Female hormones in renal physiology. Salt sensitivity and regulation of epithelial proliferation

Autor: Sandra G. Vlachovsky, Daiana S. Sánchez, Luis A. Di Ciano, Elisabet M. Oddo, Pablo J. Azurmendi, Claudia Silberstein, Fernando R. Ibarra
Jazyk: angličtina
Rok vydání: 2020
Předmět:
Zdroj: Medicina (Buenos Aires), Vol 80, Iss 2, Pp 157-161 (2020)
ISSN: 1669-9106
0025-7680
Popis: Female sex hormones participate in the regulation of blood pressure and renal epithelial proliferation, effects not related to their reproductive function. About one-third of the world's population has abnormally high levels of blood pressure, hypertension, which is responsible for almost 50% of deaths from stroke and coronary heart disease. Salt sensitivity is a risk factor for cardiovascular morbidity and mortality and other diseases as well. We reported a model of salt sensitive hypertension in adult ovariectomized (oVx) Wistar rats. oVx rats are normotensive under normal salt intake (NS, 0.24% NaCl), but upon a high salt intake (HS, 1% NaCl) oVx rats developed a blood pressure profile of salt-sensitive hypertension.
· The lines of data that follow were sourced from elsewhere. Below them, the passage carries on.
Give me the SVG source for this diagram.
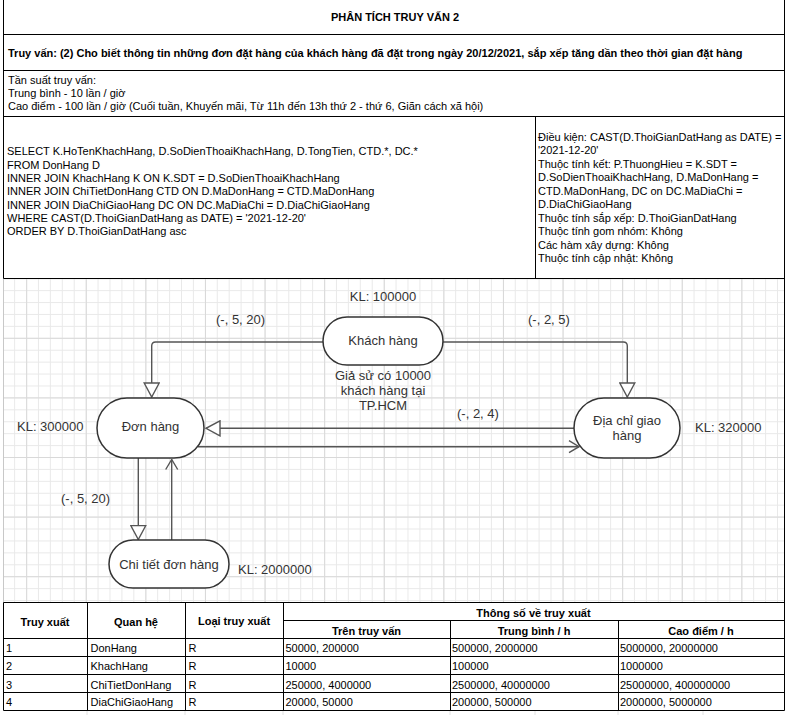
<svg xmlns="http://www.w3.org/2000/svg" width="788" height="715" viewBox="0 0 788 715">
<defs>
<style>
.t{font-family:"Liberation Sans",Arial,sans-serif;font-size:11px;fill:#000}
.b{font-weight:bold}
.c{text-anchor:middle}
.d{font-family:"Liberation Sans",Arial,sans-serif;font-size:13px;fill:#333}
.bl{stroke:#000;stroke-width:1;fill:none}
.node{fill:#fff;stroke:#333;stroke-width:1.5}
.con{fill:none;stroke:#555;stroke-width:1.4}
</style>
<pattern id="gMinor" patternUnits="userSpaceOnUse" x="2.2" y="278.2" width="11.92" height="11.92">
<path d="M0.5,0V11.92M0,0.5H11.92" stroke="#e9e9e9" stroke-width="1" fill="none"/>
</pattern>
<pattern id="gMajor" patternUnits="userSpaceOnUse" x="26.2" y="278.2" width="59.6" height="59.6">
<path d="M0.5,0V59.6M0,0.5H59.6" stroke="#d9d9d9" stroke-width="1" fill="none"/>
</pattern>
<marker id="tri" markerUnits="userSpaceOnUse" viewBox="-1 -1 16 17" markerWidth="16" markerHeight="17" refX="14" refY="7.5" orient="auto">
<path d="M0,0L14,7.5L0,15Z" fill="#fff" stroke="#555" stroke-width="1.4"/>
</marker>
<marker id="open" markerUnits="userSpaceOnUse" viewBox="-1 -1 12 14" markerWidth="12" markerHeight="14" refX="10" refY="6" orient="auto">
<path d="M0,0L10,6L0,12" fill="none" stroke="#555" stroke-width="1.4"/>
</marker>
</defs>
<rect x="0" y="0" width="788" height="715" fill="#fff"/>

<!-- header cells -->
<g id="header">
<text class="t b c" x="395" y="21">PHÂN TÍCH TRUY VẤN 2</text>
<text class="t b" x="8" y="56.5">Truy vấn: (2) Cho biết thông tin những đơn đặt hàng của khách hàng đã đặt trong ngày 20/12/2021, sắp xếp tăng dần theo thời gian đặt hàng</text>
<text class="t" x="8" y="83.5">Tần suất truy vấn:</text>
<text class="t" x="8" y="96.5">Trung bình - 10 lần / giờ</text>
<text class="t" x="8" y="109.5">Cao điểm - 100 lần / giờ (Cuối tuần, Khuyến mãi, Từ 11h đến 13h thứ 2 - thứ 6, Giãn cách xã hội)</text>
</g>
<g id="sql">
<text class="t" x="7" y="155.3">SELECT K.HoTenKhachHang, D.SoDienThoaiKhachHang, D.TongTien, CTD.*, DC.*</text>
<text class="t" x="7" y="168.6">FROM DonHang D</text>
<text class="t" x="7" y="181.9">INNER JOIN KhachHang K ON K.SDT = D.SoDienThoaiKhachHang</text>
<text class="t" x="7" y="195.2">INNER JOIN ChiTietDonHang CTD ON D.MaDonHang = CTD.MaDonHang</text>
<text class="t" x="7" y="208.5">INNER JOIN DiaChiGiaoHang DC ON DC.MaDiaChi = D.DiaChiGiaoHang</text>
<text class="t" x="7" y="221.8">WHERE CAST(D.ThoiGianDatHang as DATE) = '2021-12-20'</text>
<text class="t" x="7" y="235.1">ORDER BY D.ThoiGianDatHang asc</text>
</g>
<g id="conditions">
<text class="t" x="538" y="140.5">Điều kiện: CAST(D.ThoiGianDatHang as DATE) =</text>
<text class="t" x="538" y="154">'2021-12-20'</text>
<text class="t" x="538" y="167.5">Thuộc tính kết: P.ThuongHieu = K.SDT =</text>
<text class="t" x="538" y="181">D.SoDienThoaiKhachHang, D.MaDonHang =</text>
<text class="t" x="538" y="194.5">CTD.MaDonHang, DC on DC.MaDiaChi =</text>
<text class="t" x="538" y="208">D.DiaChiGiaoHang</text>
<text class="t" x="538" y="221.5">Thuộc tính sắp xếp: D.ThoiGianDatHang</text>
<text class="t" x="538" y="235">Thuộc tính gom nhóm: Không</text>
<text class="t" x="538" y="248.5">Các hàm xây dựng: Không</text>
<text class="t" x="538" y="262">Thuộc tính cập nhật: Không</text>
</g>

<!-- diagram background grid -->
<rect x="4" y="279" width="780" height="323" fill="url(#gMinor)"/>
<rect x="4" y="279" width="780" height="323" fill="url(#gMajor)"/>

<g id="connectors">
<path class="con" d="M323,342H155.7Q151.7,342 151.7,346V397" marker-end="url(#tri)"/>
<path class="con" d="M443,342H623.3Q627.3,342 627.3,346V397" marker-end="url(#tri)"/>
<path class="con" d="M574,428.3H206" marker-end="url(#tri)"/>
<path class="con" d="M198,446.7H579" marker-end="url(#open)"/>
<path class="con" d="M138.3,458V539.5" marker-end="url(#tri)"/>
<path class="con" d="M171.7,540V459.5" marker-end="url(#open)"/>
<text class="d" x="216" y="324">(-, 5, 20)</text>
<text class="d" x="528" y="324">(-, 2, 5)</text>
<text class="d" x="457" y="418">(-, 2, 4)</text>
<text class="d" x="61" y="503">(-, 5, 20)</text>
</g>

<g id="khachhang">
<rect class="node" x="323" y="317" width="120" height="48" rx="24"/>
<text class="d c" x="383" y="345">Khách hàng</text>
<text class="d c" x="383" y="300.5">KL: 100000</text>
<text class="d c" x="383" y="380">Giả sử có 10000</text>
<text class="d c" x="383" y="395">khách hàng tại</text>
<text class="d c" x="383" y="410">TP.HCM</text>
</g>
<g id="donhang">
<rect class="node" x="97" y="398" width="107" height="60" rx="30"/>
<text class="d c" x="150.5" y="431">Đơn hàng</text>
<text class="d" x="17" y="431">KL: 300000</text>
</g>
<g id="diachigiaohang">
<rect class="node" x="574" y="398" width="106" height="60" rx="30"/>
<text class="d c" x="627" y="424.5">Địa chỉ giao</text>
<text class="d c" x="627" y="439.5">hàng</text>
<text class="d" x="695" y="431.5">KL: 320000</text>
</g>
<g id="chitietdonhang">
<rect class="node" x="109" y="540" width="120" height="48" rx="24"/>
<text class="d c" x="169" y="568.5">Chi tiết đơn hàng</text>
<text class="d" x="238" y="573.5">KL: 2000000</text>
</g>

<!-- table -->
<g id="table">
<text class="t b c" x="45" y="625.5">Truy xuất</text>
<text class="t b c" x="136" y="625.5">Quan hệ</text>
<text class="t b c" x="234" y="625">Loại truy xuất</text>
<text class="t b c" x="533.5" y="617">Thông số về truy xuất</text>
<text class="t b c" x="366.5" y="635">Trên truy vấn</text>
<text class="t b c" x="534" y="635">Trung bình / h</text>
<text class="t b c" x="701" y="635">Cao điểm / h</text>

<text class="t" x="6" y="652">1</text>
<text class="t" x="90.5" y="652">DonHang</text>
<text class="t" x="188.5" y="652">R</text>
<text class="t" x="285.5" y="652">50000, 200000</text>
<text class="t" x="452" y="652">500000, 2000000</text>
<text class="t" x="620" y="652">5000000, 20000000</text>

<text class="t" x="6" y="670.3">2</text>
<text class="t" x="90.5" y="670.3">KhachHang</text>
<text class="t" x="188.5" y="670.3">R</text>
<text class="t" x="285.5" y="670.3">10000</text>
<text class="t" x="452" y="670.3">100000</text>
<text class="t" x="620" y="670.3">1000000</text>

<text class="t" x="6" y="688.6">3</text>
<text class="t" x="90.5" y="688.6">ChiTietDonHang</text>
<text class="t" x="188.5" y="688.6">R</text>
<text class="t" x="285.5" y="688.6">250000, 4000000</text>
<text class="t" x="452" y="688.6">2500000, 40000000</text>
<text class="t" x="620" y="688.6">25000000, 400000000</text>

<text class="t" x="6" y="706">4</text>
<text class="t" x="90.5" y="706">DiaChiGiaoHang</text>
<text class="t" x="188.5" y="706">R</text>
<text class="t" x="285.5" y="706">20000, 50000</text>
<text class="t" x="452" y="706">200000, 500000</text>
<text class="t" x="620" y="706">2000000, 5000000</text>
</g>

<g id="borders">
<path d="M87,711V715M185,711V715M283,711V715M450,711V715M535,711V715M618,711V715M703,711V715" stroke="#e2e2e2" stroke-width="1"/>
<path d="M3.5,278.5V602.5" stroke="#c8c8c8" stroke-width="1"/>
<path class="bl" d="M3.5,0V278.5M3.5,602.5V710.5M784.5,0V710.5"/>
<path class="bl" d="M3.5,34.5H784.5M3.5,70.5H784.5M3.5,116.5H784.5M3.5,278.5H784.5M3.5,602.5H784.5"/>
<path class="bl" d="M535.5,116.5V278.5"/>
<path class="bl" d="M283.5,620.5H784.5M3.5,638.5H784.5M3.5,656.5H784.5M3.5,674.5H784.5M3.5,692.5H784.5M3.5,710.5H784.5"/>
<path class="bl" d="M87.5,602.5V710.5M185.5,602.5V710.5M283.5,602.5V710.5M450.5,620.5V710.5M618.5,620.5V710.5"/>
</g>
</svg>
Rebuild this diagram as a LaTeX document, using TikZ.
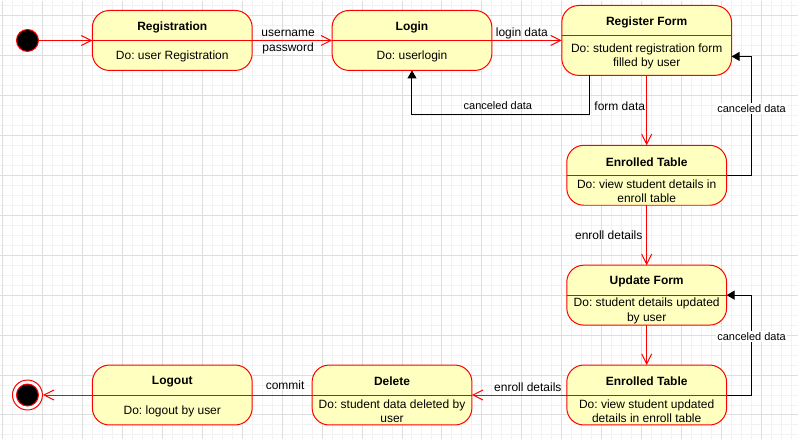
\documentclass[tikz,border=0pt]{standalone}
\usepackage{fontspec}
\setmainfont{Liberation Sans}
\usetikzlibrary{arrows.meta,calc}
\frenchspacing
\definecolor{stfill}{HTML}{FFFFC0}
\definecolor{stred}{HTML}{FF0000}
\definecolor{gridminor}{HTML}{F2F2F2}
\definecolor{gridmajor}{HTML}{DEDEDE}
\newcommand\umlstate[8]{%
  \node[st, minimum width=#4pt, minimum height=#5pt] (#1) at (#2,#3) {};
  \draw[stred, line width=1pt] (#1.west |- 0,#6) -- (#1.east |- 0,#6);
  \node[ttl] (#1-t) at ($(#1.north)!0.5!(#1.north |- 0,#6)$) {#7};
  \node[body] (#1-b) at ($(#1.south)!0.5!(#1.south |- 0,#6)$) {#8};
}
\begin{document}
\begin{tikzpicture}[x=1pt,y=-1pt,
  st/.style={draw=stred, fill=stfill, line width=1pt, rounded corners=17pt, inner sep=0pt, outer sep=0pt},
  ttl/.style={font=\fontsize{12}{14}\selectfont\bfseries, inner sep=0pt, yshift=-1.5pt},
  body/.style={font=\fontsize{12}{14.5}\selectfont, align=center, inner sep=0pt, yshift=-1pt},
  lbl/.style={font=\fontsize{12}{15.5}\selectfont, align=center, inner sep=1pt},
  slbl/.style={font=\fontsize{11}{13}\selectfont, inner sep=1.5pt},
  tr/.style={draw=stred, line width=1pt, -{Straight Barb[length=10pt,width=10pt]}},
  tb/.style={draw=black, line width=1pt, -{Triangle[length=8pt,width=9pt]}},
]
% background and grid
\fill[white] (0,0) rectangle (798,439);
\foreach \x in {2,12,...,792} \draw[gridminor, line width=1pt] (\x,0) -- (\x,439);
\foreach \y in {5,15,...,435} \draw[gridminor, line width=1pt] (0,\y) -- (798,\y);
\foreach \x in {2,42,...,792} \draw[gridmajor, line width=1pt] (\x,0) -- (\x,439);
\foreach \y in {15,55,...,435} \draw[gridmajor, line width=1pt] (0,\y) -- (798,\y);
\useasboundingbox (0,0) rectangle (798,439);

% initial and final states
\node[circle, fill=black, draw=stred, line width=1pt, minimum size=22pt, inner sep=0pt] (init) at (27,40) {};
\node[circle, draw=stred, fill=white, line width=1pt, minimum size=30pt, inner sep=0pt] (fin) at (27,395) {};
\node[circle, fill=black, draw=stred, line width=1pt, minimum size=22pt, inner sep=0pt] (finin) at (27,395) {};

% states
\umlstate{reg}{172}{40}{160}{60}{40}{Registration}{Do: user Registration}
\umlstate{login}{412}{40}{160}{60}{40}{Login}{Do: userlogin}
\umlstate{rf}{647}{40}{170}{70}{35}{Register Form}{Do: student registration form\\filled by user}
\umlstate{et1}{647}{175}{160}{60}{175}{Enrolled Table}{Do: view student details in\\enroll table}
\umlstate{upd}{647}{295}{160}{60}{295}{Update Form}{Do: student details updated\\by user}
\umlstate{et2}{647}{395}{160}{60}{395}{Enrolled Table}{Do: view student updated\\details in enroll table}
\umlstate{del}{392}{395}{160}{60}{395}{Delete}{Do: student data deleted by\\user}
\umlstate{logout}{172}{395}{160}{60}{395}{Logout}{Do: logout by user}

% transitions
\draw[tr] (init) -- (reg);
\draw[tr] (reg) -- (login);
\node[lbl] (l1) at (288,41.5) {username\\password};
\draw[tr] (login) -- (rf);
\node[lbl] (l2) at (522,32.5) {login data};
\draw[tb] ([xshift=-57pt]rf.south) -- ++(0,39) -| (login.south);
\node[slbl] (l3) at (498,105.5) {canceled data};
\draw[tr] (rf) -- (et1);
\node[lbl] (l4) at (620,105.5) {form data};
\draw[tb] (et1.east) -- ++(25,0) |- ([yshift=-16pt]rf.east);
\node[slbl, fill=white] (l5) at (752,108.5) {canceled data};
\draw[tr] (et1) -- (upd);
\node[lbl] (l6) at (609,235.5) {enroll details};
\draw[tb] (et2.east) -- ++(25,0) |- (upd.east);
\node[slbl, fill=white] (l7) at (752,336.5) {canceled data};
\draw[tr] (upd) -- (et2);
\draw[tr] (et2) -- (del);
\node[lbl] (l8) at (528,387.5) {enroll details};
\draw[stred, line width=1pt] (del) -- (logout);
\node[lbl] (l9) at (285,385.5) {commit};
\draw[tr] (logout) -- (fin);
\end{tikzpicture}
\end{document}
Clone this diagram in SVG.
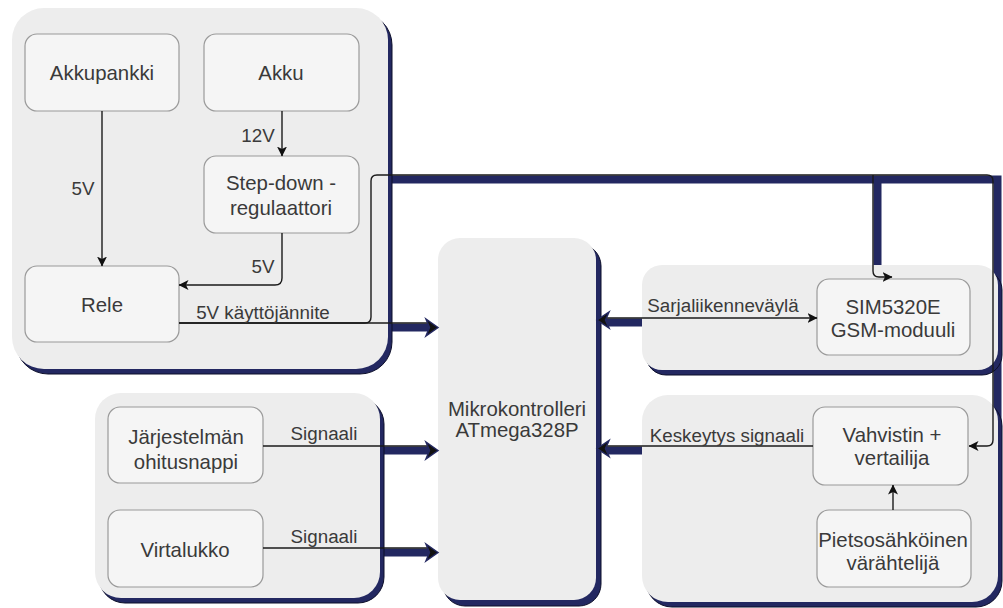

Our studies on kidney molecules related to sodium balance found that the circuit dopamine D1-like receptor, cytochrome P450 4A and Na+, K+-ATPase is altered by the absence of ovary hormones which is accompanied by a reduced ability to excrete sodium. In oVx rats HS intake also promotes changes in the expression of proteins related to sodium transport in peripheral blood mononuclear cells, mainly peripheral lymphocytes. Therefore, sodium transport is modified at several levels of normal physiology. Lately, we described that estradiol increases the rate of renal epithelial cell proliferation in primary cultures developed from human renal cortex. Thus, salt sensitivity, adaptive immunity, blood pressure and renal cell proliferation are complex biological responses regulated by female sex hormones.